Rinsing hot pasta automatically
That starch is valuable. Do not wash away your advantage.
How to Boil Different Types of Noodles
Dried pasta
Use lots of boiling salted water, stir early, and cook to al dente. Finish in sauce if possible.
Fresh pasta or egg noodles
Cook in boiling water, but watch closely. These cook fast and can go from perfect to mushy in a blink.
Ramen-style wheat noodles
Follow the package closely, since thickness varies. Some are best drained and rinsed briefly if serving in a cold or separated preparation.
Rice noodles
Many are soaked instead of fully boiled. Others are briefly boiled, drained, and rinsed to stop cooking. Read the label because rice noodles have strong opinions.
Quick Pro Formula for Perfect Noodles Every Time
- Use a large pot and plenty of water.
- Bring it to a rolling boil first.
- Salt the water generously.
- Skip the oil.
- Add noodles and stir right away.
- Taste before the package time is up.
- Reserve 1 cup of cooking water.
- Drain, do not rinse for hot sauced dishes.
- Finish in sauce with a splash of noodle water.
- Serve immediately.
Final Thoughts
Learning how to boil noodles perfectly is one of those kitchen skills that seems small until you realize it changes everything.
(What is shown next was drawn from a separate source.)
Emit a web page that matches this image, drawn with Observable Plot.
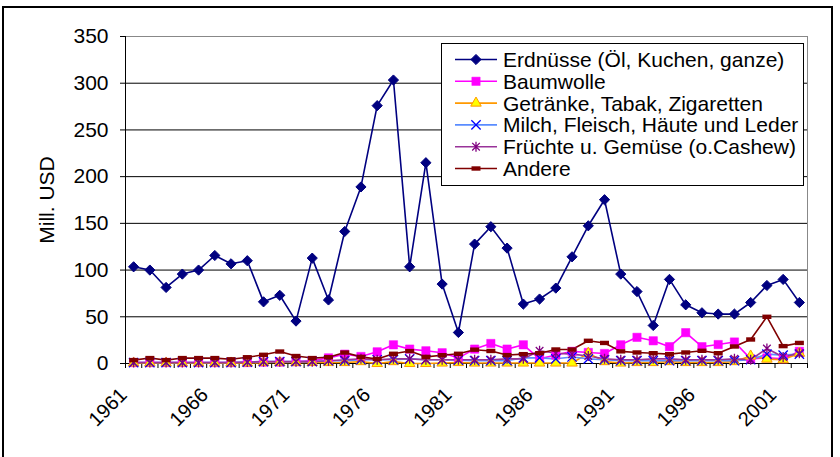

Better texture, better flavor, better sauce coverage, fewer sticky disasters, and a lot less guessing. The pros do not have secret wizard pots. They just respect the process.
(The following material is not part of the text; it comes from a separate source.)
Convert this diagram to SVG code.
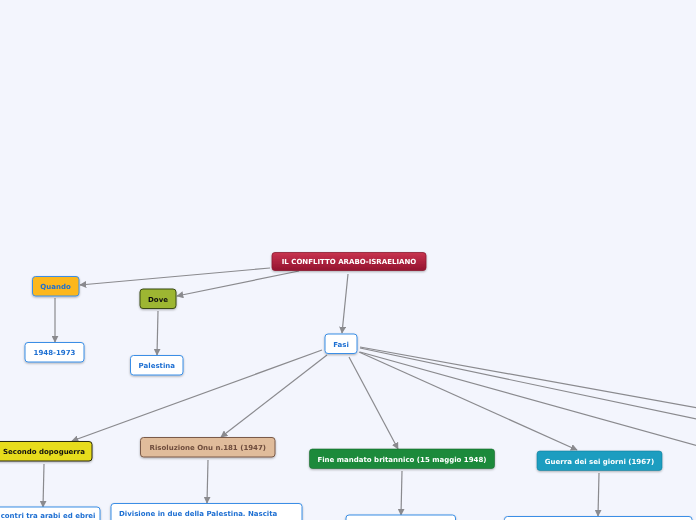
<svg xmlns="http://www.w3.org/2000/svg" width="696" height="520" viewBox="0 0 696 520">
<defs>
<linearGradient id="gRoot" x1="0" y1="0" x2="0" y2="1">
<stop offset="0" stop-color="#c8334f"/><stop offset="1" stop-color="#94142f"/>
</linearGradient>
<marker id="arr" viewBox="0 0 10 10" refX="9" refY="5" markerWidth="7" markerHeight="7" markerUnits="userSpaceOnUse" orient="auto">
<path d="M0,0 L10,5 L0,10 z" fill="#8a8a8e"/>
</marker>
<filter id="sh" x="-10%" y="-20%" width="120%" height="150%">
<feDropShadow dx="0" dy="1" stdDeviation="0.8" flood-color="#000" flood-opacity="0.3"/>
</filter>
</defs>
<style>
text{font-family:"DejaVu Sans",Verdana,sans-serif;font-size:7px;font-weight:bold;text-anchor:middle}
.box{filter:url(#sh)}
.w{fill:#fff;stroke:#3a8ee6;stroke-width:1}
.bt{fill:#1e6fd2}
.wt{fill:#fff}
.kt{fill:#111}
#connectors line{stroke:#8a8a8e;stroke-width:1.2;marker-end:url(#arr)}
</style>
<rect width="696" height="520" fill="#f3f5fd"/>
<g id="connectors">
<line x1="270" y1="268" x2="80" y2="285"/>
<line x1="299" y1="271" x2="177" y2="296"/>
<line x1="348" y1="274" x2="342" y2="333"/>
<line x1="55" y1="298" x2="55" y2="342"/>
<line x1="158" y1="311" x2="157" y2="355"/>
<line x1="322" y1="350" x2="72" y2="441"/>
<line x1="327" y1="355" x2="221" y2="437"/>
<line x1="349" y1="357" x2="398" y2="449"/>
<line x1="359" y1="352" x2="577" y2="450"/>
<line x1="360" y1="347" x2="720" y2="412" style="marker-end:none"/>
<line x1="360" y1="348" x2="720" y2="424" style="marker-end:none"/>
<line x1="360" y1="352" x2="720" y2="452" style="marker-end:none"/>
<line x1="44" y1="464" x2="43" y2="507"/>
<line x1="208" y1="460" x2="207" y2="503"/>
<line x1="402" y1="471" x2="401" y2="515"/>
<line x1="599" y1="473" x2="598" y2="516"/>
</g>
<g id="root" class="box"><rect x="272" y="252.5" width="154" height="18" rx="3" fill="url(#gRoot)" stroke="#8a1a30" stroke-width="0.8"/><text x="349" y="264" class="wt">IL CONFLITTO ARABO-ISRAELIANO</text></g>
<g id="quando" class="box"><rect x="32.5" y="276.5" width="46.5" height="19.5" rx="3" fill="#fcb71c" stroke="#3a8ee6"/><text x="55.5" y="289" class="bt">Quando</text></g>
<g id="dove" class="box"><rect x="140" y="289" width="36" height="19.5" rx="3" fill="#9db630" stroke="#3b4a14"/><text x="158" y="301.5" class="kt">Dove</text></g>
<g id="anni" class="box"><rect x="25" y="342.5" width="59" height="19.5" rx="3" class="w"/><text x="54.5" y="355" class="bt">1948-1973</text></g>
<g id="palestina" class="box"><rect x="130.5" y="355.5" width="52.5" height="19.5" rx="3" class="w"/><text x="156.8" y="368" class="bt">Palestina</text></g>
<g id="fasi" class="box"><rect x="325" y="334" width="32" height="19.5" rx="3" class="w"/><text x="341" y="346.5" class="bt">Fasi</text></g>
<g id="secondo" class="box"><rect x="-5" y="441.5" width="97" height="19.5" rx="3" fill="#e7dc1b" stroke="#2a2a10"/><text x="44" y="454" class="kt">Secondo dopoguerra</text></g>
<g id="risoluzione" class="box"><rect x="140.5" y="437.5" width="134.5" height="19.5" rx="3" fill="#e0bc9b" stroke="#7a5a48"/><text x="207.8" y="450" style="fill:#6e4c3c">Risoluzione Onu n.181 (1947)</text></g>
<g id="fine" class="box"><rect x="309.5" y="449" width="185" height="19.5" rx="3" fill="#1c8a3a" stroke="#156a2c" stroke-width="0.6"/><text x="402" y="461.5" class="wt">Fine mandato britannico (15 maggio 1948)</text></g>
<g id="guerra" class="box"><rect x="537" y="451" width="125" height="19.5" rx="3" fill="#1a9dc0" stroke="#15809c" stroke-width="0.6"/><text x="599.5" y="463.5" class="wt">Guerra dei sei giorni (1967)</text></g>
<g id="scontri" class="box"><rect x="-10" y="507" width="110" height="30" rx="3" class="w"/><text x="95.5" y="517.8" class="bt" style="text-anchor:end">contri tra arabi ed ebrei</text></g>
<g id="divisione" class="box"><rect x="111" y="503.5" width="191" height="30" rx="3" class="w"/><text x="119" y="515.5" class="bt" style="text-anchor:start">Divisione in due della Palestina. Nascita</text></g>
<g id="fine-det" class="box"><rect x="346" y="515" width="109.5" height="20" rx="3" class="w"/></g>
<g id="guerra-det" class="box"><rect x="504.5" y="516.5" width="187.5" height="20" rx="3" class="w"/></g>
</svg>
So the next time you make noodles, remember: big pot, boiling water, generous salt, no oil, stir early, taste often, save the starchy water, and let the sauce finish the job. Your noodles will be better, your dinner will be better, and your future self will be deeply grateful that you stopped treating pasta night like a coin toss.
Kitchen Notes From Real-Life Experience
I did not learn to boil noodles perfectly in one glorious, cinematic moment with sunlight pouring through the kitchen window and an Italian grandmother nodding approvingly in the background. I learned the way many people do: by messing it up repeatedly and then getting oddly competitive with a pot of water.
For years, I made the classic mistakes. I used pots that were too small because I did not want to wash the big one. I salted the water with what can only be described as emotional hesitation. I added oil once because somebody said it was “the trick,” which turned out to be a trick mostly played on my sauce. I also relied on package times like they were carved into stone tablets. The noodles, in return, gave me every possible texture except the one I actually wanted.
The biggest change came when I started tasting as I cooked. That sounds obvious now, but it completely changed the game. Instead of waiting for a timer to declare dinner ready, I started pulling out a noodle a minute early and checking it. Suddenly, I could feel the difference between underdone, just right, and overdone. Once that clicked, I stopped serving spaghetti that was somehow both too soft on the outside and too stubborn in the middle.
The second breakthrough was saving pasta water. I used to pour it all down the drain without a second thought. Then I tried tossing hot noodles into sauce with a splash of that starchy water, and the whole dish changed. The sauce looked smoother, clung better, and tasted more integrated. It was one of those annoyingly simple lessons that makes you want to apologize to every bowl of pasta you made before.
I also learned that different noodles behave like different personalities at a dinner party. Dried spaghetti is dependable and easygoing if you do the basics right. Fresh egg noodles demand attention because they cook fast and punish distraction. Rice noodles can turn from perfect to broken-hearted in record time if you over-handle them. Once I stopped expecting every noodle to behave the same way, my results got much more consistent.
Now my routine is almost boring in the best possible way. Big pot. Boiling water. Good salt. Stir early. Taste early. Save water. Finish in sauce. It is not fancy, but it works. And that is probably the best secret from the pros: perfect noodles are less about complicated technique and more about a few smart habits you repeat until they become second nature.